Of course, I’m excited. I had always thought that it would be nice to have a few fellow South Africans in the vicinity. And W. mentioned that the woman is blond…
So it happened that I towed along to meet the Blond Woman.
The moment I saw her I knew something was wrong. Her hands trembled, she was somewhat pale around the cheeks, and she was obviously overwhelmed to see somebody that can be of some assistance to her. She immediately started to explained how unhappy she was with her job situation, and how she has to live with her boss and his family in their apartment. And this and that promise that were made, hasn’t materialised.
Some people see dollar signs flashing in front of their eyes; while she was talking to me, I saw the Lone Rider. My mouth transformed into a well-oiled Colt revolver, I see myself firing a few arguments in the direction of the crooks, and how, just as the sun is setting behind the mountains, I’m sitting next to the Blond Woman on the train back to Fengshan.

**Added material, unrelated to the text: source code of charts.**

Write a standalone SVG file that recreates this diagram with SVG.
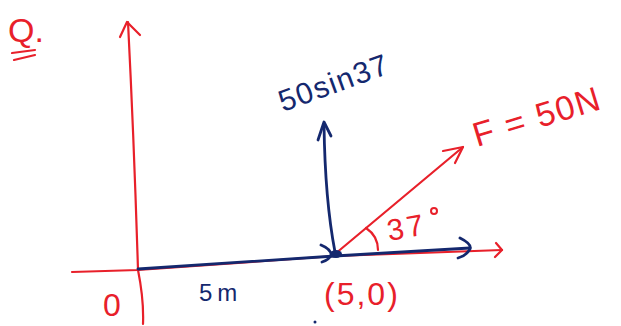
<svg xmlns="http://www.w3.org/2000/svg" width="621" height="326" viewBox="0 0 621 326">
<style>
.r{stroke:#e8202a;fill:none;stroke-width:2.2;stroke-linecap:round;stroke-linejoin:round}
.b{stroke:#14286e;fill:none;stroke-width:2.8;stroke-linecap:round;stroke-linejoin:round}
.tr{fill:#e8202a;font-family:"Liberation Sans",Arial,sans-serif}
.tb{fill:#14286e;font-family:"Liberation Sans",Arial,sans-serif}
</style>
<rect width="621" height="326" fill="#fff"/>
<g id="connectors">
<path class="r" d="M72,272 L138,270 L335,256 L502,250"/>
<path class="r" d="M496,243 L502,250 L495,257"/>
<path class="r" d="M128,22 Q134,140 138,270 Q144,300 143,324"/>
<path class="r" d="M120,37 L127,22 L140,35"/>
<path class="r" d="M335,254 L463,147"/>
<path class="r" d="M443,151 L463,147 L455,163"/>
<path class="r" d="M366,228 Q378,236 378,250"/>
<path class="b" d="M138,269 L335,256 L470,248"/>
<path class="b" d="M460,238 Q472,244 470,249 Q466,256 458,258"/>
<path class="b" d="M321,245 Q331,249 331,255 Q329,260 322,262"/>
<path class="b" d="M335,252 Q325,200 324,124"/>
<path class="b" d="M318,140 L324,122 L331,136"/>
<ellipse cx="336" cy="254" rx="6" ry="4" fill="#14286e"/>
<circle cx="315" cy="322" r="1.5" fill="#14286e"/>
</g>
<g id="q">
<text class="tr" x="8" y="42" font-size="34">Q.</text>
<path class="r" d="M12,53 L35,50 M14,60 L35,55"/>
</g>
<g id="label-50sin37"><text class="tb" x="283" y="112" font-size="30" letter-spacing="1.5" transform="rotate(-20 283 112)">50sin37</text></g>
<g id="label-F"><text class="tr" x="477" y="147" font-size="34" letter-spacing="1.5" transform="rotate(-17 477 147)">F = 50N</text></g>
<g id="label-37"><text class="tr" x="389" y="241" font-size="30" letter-spacing="3" transform="rotate(-10 389 241)">37</text><circle class="r" cx="434" cy="211" r="3" style="stroke-width:2"/></g>
<g id="label-50"><text class="tr" x="324" y="305" font-size="32" letter-spacing="2">(5,0)</text></g>
<g id="label-5m"><text class="tb" x="199" y="301" font-size="24" letter-spacing="5">5m</text></g>
<g id="label-0"><text class="tr" x="103" y="316" font-size="32">0</text></g>
</svg>
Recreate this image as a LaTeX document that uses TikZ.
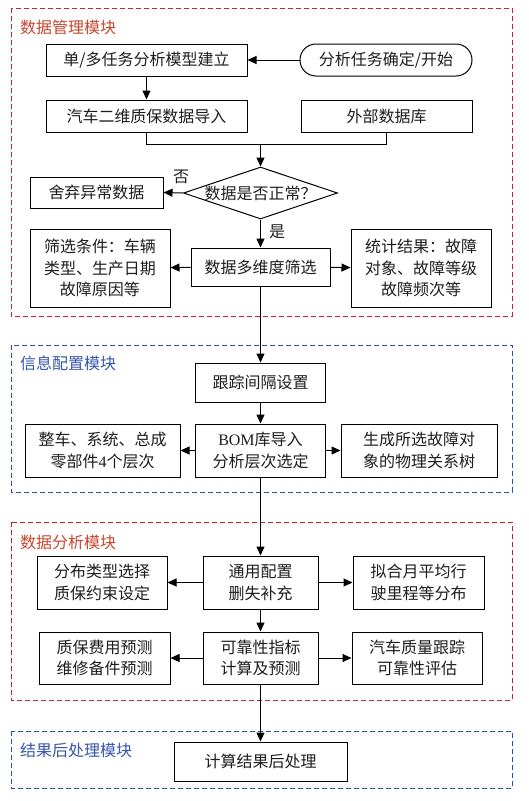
\documentclass[tikz,border=0pt]{standalone}
\usepackage{fontspec}
\setmainfont{Liberation Serif}
\newfontfamily\cjk{Noto Sans CJK SC}
\usetikzlibrary{arrows.meta,shapes.geometric}
\definecolor{modred}{RGB}{200,35,40}
\definecolor{titred}{RGB}{200,70,45}
\definecolor{modblue}{RGB}{40,80,170}
\definecolor{titblue}{RGB}{55,85,170}
\definecolor{ink}{RGB}{30,30,30}
\newcommand{\lat}[1]{{\rmfamily #1}}
\begin{document}
\begin{tikzpicture}[x=1pt,y=-1pt,
  bx/.style 2 args={draw=black,line width=1pt,minimum width=#1pt,minimum height=#2pt,inner sep=0pt,align=center,text=ink,font=\cjk\fontsize{16}{21.5}\selectfont},
  arr/.style={-{Triangle[length=9pt,width=8pt]},line width=1pt},
  ln/.style={line width=1pt},
  modr/.style={draw=modred,dash pattern=on 5pt off 3pt,line width=1pt},
  modb/.style={draw=modblue,dash pattern=on 5pt off 3pt,line width=1pt},
  tit/.style={anchor=west,inner sep=0pt,font=\cjk\fontsize{16}{16}\selectfont},
  lab/.style={inner sep=0pt,text=ink,font=\cjk\fontsize{16}{16}\selectfont}]
\useasboundingbox (0,0) rectangle (528,801);
\fill[white] (0,0) rectangle (528,801);

% module frames
\draw[modr] (11,8) rectangle (512,316);
\draw[modb] (11,345) rectangle (512,492);
\draw[modr] (11,522) rectangle (512,700);
\draw[modb] (11,731) rectangle (512,788);
\node[tit,text=titred] (m1) at (20,27) {数据管理模块};
\node[tit,text=titblue] (m2) at (20,363) {信息配置模块};
\node[tit,text=titred] (m3) at (20,542) {数据分析模块};
\node[tit,text=titblue] (m4) at (20,750) {结果后处理模块};

% data management
\node[bx={201}{32}] (t1) at (146.5,60) {单/多任务分析模型建立};
\node[bx={172}{32},rounded corners=16pt] (st) at (386,60) {分析任务确定/开始};
\node[bx={201}{32}] (t2) at (146.5,116) {汽车二维质保数据导入};
\node[bx={171}{32}] (ext) at (386.5,116) {外部数据库};
\node[diamond,draw=black,line width=1pt,minimum width=154pt,minimum height=52pt,inner sep=0pt,text=ink,font=\cjk\fontsize{16}{16}\selectfont] (dia) at (260.5,193) {\makebox[0pt]{数据是否正常？}};
\node[bx={133}{31}] (drop) at (96.5,192.5) {舍弃异常数据};
\node[bx={139}{38}] (filt) at (260.5,267) {数据多维度筛选};
\node[bx={140}{78}] (cond) at (100,268) {筛选条件：车辆\\类型、生产日期\\故障原因等};
\node[bx={140}{78}] (stat) at (421,268) {统计结果：故障\\对象、故障等级\\故障频次等};
\coordinate (mrg) at (260.5,144);
\node[lab] (no) at (181,177) {否};
\node[lab] (yes) at (277,232) {是};

\draw[arr] (st) -- (t1);
\draw[arr] (t1) -- (t2);
\draw[ln] (t2.south) |- (mrg);
\draw[ln] (ext.south) |- (mrg);
\draw[arr] (mrg) -- (dia.north);
\draw[arr] (dia.west) -- (drop.east);
\draw[arr] (dia.south) -- (filt.north);
\draw[arr] (filt) -- (cond);
\draw[arr] (filt) -- (stat);

% info config
\node[bx={130}{39}] (track) at (260.5,382.5) {跟踪间隔设置};
\node[bx={130}{53}] (bom) at (260.5,450.5) {\lat{BOM}库导入\\分析层次选定};
\node[bx={155}{53}] (lvl) at (102.5,450.5) {整车、系统、总成\\零部件\lat{4}个层次};
\node[bx={156}{53}] (tree) at (419,450.5) {生成所选故障对\\象的物理关系树};
\draw[arr] (filt) -- (track);
\draw[arr] (track) -- (bom);
\draw[arr] (bom) -- (lvl);
\draw[arr] (bom) -- (tree);

% analysis
\node[bx={115}{53}] (gen) at (260.5,582.5) {通用配置\\删失补充};
\node[bx={130}{53}] (dist) at (102,582.5) {分布类型选择\\质保约束设定};
\node[bx={131}{53}] (fit) at (418.5,582.5) {拟合月平均行\\驶里程等分布};
\node[bx={115}{52}] (rel) at (260.5,658) {可靠性指标\\计算及预测};
\node[bx={131}{52}] (cost) at (104.5,658) {质保费用预测\\维修备件预测};
\node[bx={130}{52}] (qual) at (417,658) {汽车质量跟踪\\可靠性评估};
\draw[arr] (bom) -- (gen);
\draw[arr] (gen) -- (dist);
\draw[arr] (gen) -- (fit);
\draw[arr] (gen) -- (rel);
\draw[arr] (rel) -- (cost);
\draw[arr] (rel) -- (qual);

% post
\node[bx={173}{39}] (post) at (260.5,761.5) {计算结果后处理};
\draw[arr] (rel) -- (post);
\end{tikzpicture}
\end{document}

After hours of arguments, we finally got to a point where W.’s associate, “Honest R,” made a suggestion: if I guarantee that they will not lose the money they had paid to get the woman in Taiwan, then they will “release” her in my care.
Already speaking on behalf of the Blond Woman for the entire afternoon, I realised that if I fail to agree, my attempt to help her would be about as ridiculous as an empty Colt at a gun battle. So I agreed: “I guarantee that, if she is not going to work for you, I shall personally ensure the return of the NT$40,000 that you have spent on her.”